Antarktis: Mit Schneekanonen gegen die Eisschmelze

Antarktis: Mit Schneekanonen gegen die Eisschmelze
Deutsche Forscher haben eine kühne Idee: Mit Meerwasser sollen Schneekanonen betrieben werden, die den Eisschild der Antarktis stabilisieren.

Forscher suchen nach diversen Ansätzen, die Klimakatastrophe zu verhindern - darunter auch radikale, menschliche Eingriffe. Eine viel diskutierte, künstliche Gegenmaßnahme gegen den Klimawandel wäre beispielsweise "Geo-Engineering". Dann würde sich das Schreckensszenario vieler Verschwörungstheoretiker bewahrheiten: Flugzeuge müssten ständig Schwefeldioxid versprühen, um künstliche Wolken zu erzeugen, den Himmel zu verdunkeln und somit die Temperaturen zu senken. Über Sinnhaftigkeit und Auswirkungen einer solchen Maßnahme wird rege diskutiert. Derzeit ist sie jedenfalls nur eine Utopie.

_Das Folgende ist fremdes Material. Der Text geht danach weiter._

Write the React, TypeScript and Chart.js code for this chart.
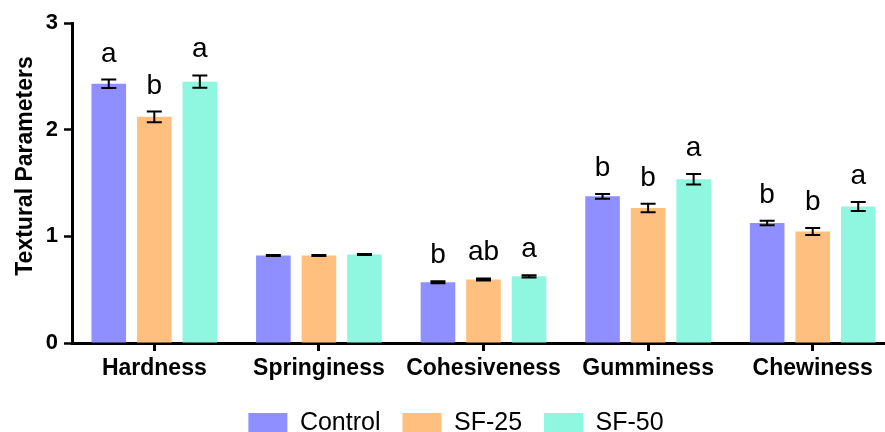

Utopisch ist auch der neueste Vorschlag von Forschern, wie ein drohender Eiskollaps in der Westantarktis vermieden werden könnte. Eine durch künstliche Beschneiung gewonnene riesige Menge an Schnee könne den Eisschild stabilisieren, berichtete das Potsdam-Institut für Klimafolgenforschung am Mittwoch.

Dafür müssten mehrere hundert Milliarden Tonnen Wasser pro Jahr über einige Jahrzehnte hinweg auf das Eis geschneit werden.

Methode hat erhebliche Umweltrisiken

Gute Ideen, die Antarktis betreffend, wären jedenfalls gefragt: Nach Einschätzung der Klimaforscher droht der westantarktische Eisschild auf lange Sicht ins Meer zu rutschen. Dies würde demnach zwar Jahrhunderte dauern, würde aber den Meeresspiegel weltweit um mehr als drei Meter ansteigen lassen.

Damit würden Metropolen von New York über Shanghai bis nach Hamburg langfristig unterhalb des Meeresspiegels liegen, erklärte Anders Levermann, Physiker am Potsdam-Institut. Ozeanische Inseln wie das 10.000 Einwohner starke Tuvalo wären schon viel früher betroffen.

Mit Billionen Tonnen an zusätzlichem Schnee könnten die Gletscher nach Einschätzung der Forscher gerettet werden. Allerdings würde dies beispiellose Ingenieurslösungen erfordern und eine der letzten unberührten Regionen der Erde erheblichen Umweltrisiken aussetzen.

Levermann erklärte, im Kern gehe es "um die Abwägung, ob wir als Menschheit die Antarktis opfern wollen, um die heute bewohnten Küstenregionen und das dort entstandene und entstehende Kulturerbe zu retten". Der westantarktische Eisschild sei das erste Kippelement im Klimasystem, das die Menschheit gerade kippen sehe.

Schneekanonen mit entsalzenem Meerwasser speisen

Die nach einer Computersimulation mögliche Rettung durch die massive Beschneiung sei allerdings ein beispielloser Eingriff in die Natur. Das Hochpumpen, das Entsalzen und die Erwärmung des Meerwassers sowie das Betreiben der Schneekanonen würden eine Strommenge in der Größenordnung von mehreren zehntausend Highend-Windturbinen erfordern, erklärte Johannes Feldmann, Co-Autor der Studie.

Antarktis: Mit Schneekanonen gegen die Eisschmelze

Künftig auch am Südpol?

"Einen solchen Windpark inklusive der dafür nötigen Infrastruktur in der Amundsensee zu errichten und derartige enorme Mengen an Meerwasser zu entnehmen, würde im Wesentlichen den Verlust eines einzigartigen Naturreservates bedeuten." Darüber hinaus mache das raue antarktische Klima die technischen Herausforderungen kaum absehbar und schwer zu bewältigen, während die potenziellen schädlichen Auswirkungen auf die Region wahrscheinlich verheerend sein würden.

Die Forscher erklärten, "die offensichtliche Absurdität des Unterfangens" einer künstlichen Beschneiung der Antarktis spiegle die atemberaubende Dimension des Meeresspiegelproblems wider. Für Wissenschaftler sei es aber die Pflicht, die Gesellschaft über jede einzelne mögliche Option zur Bewältigung der anstehenden Probleme zu informieren.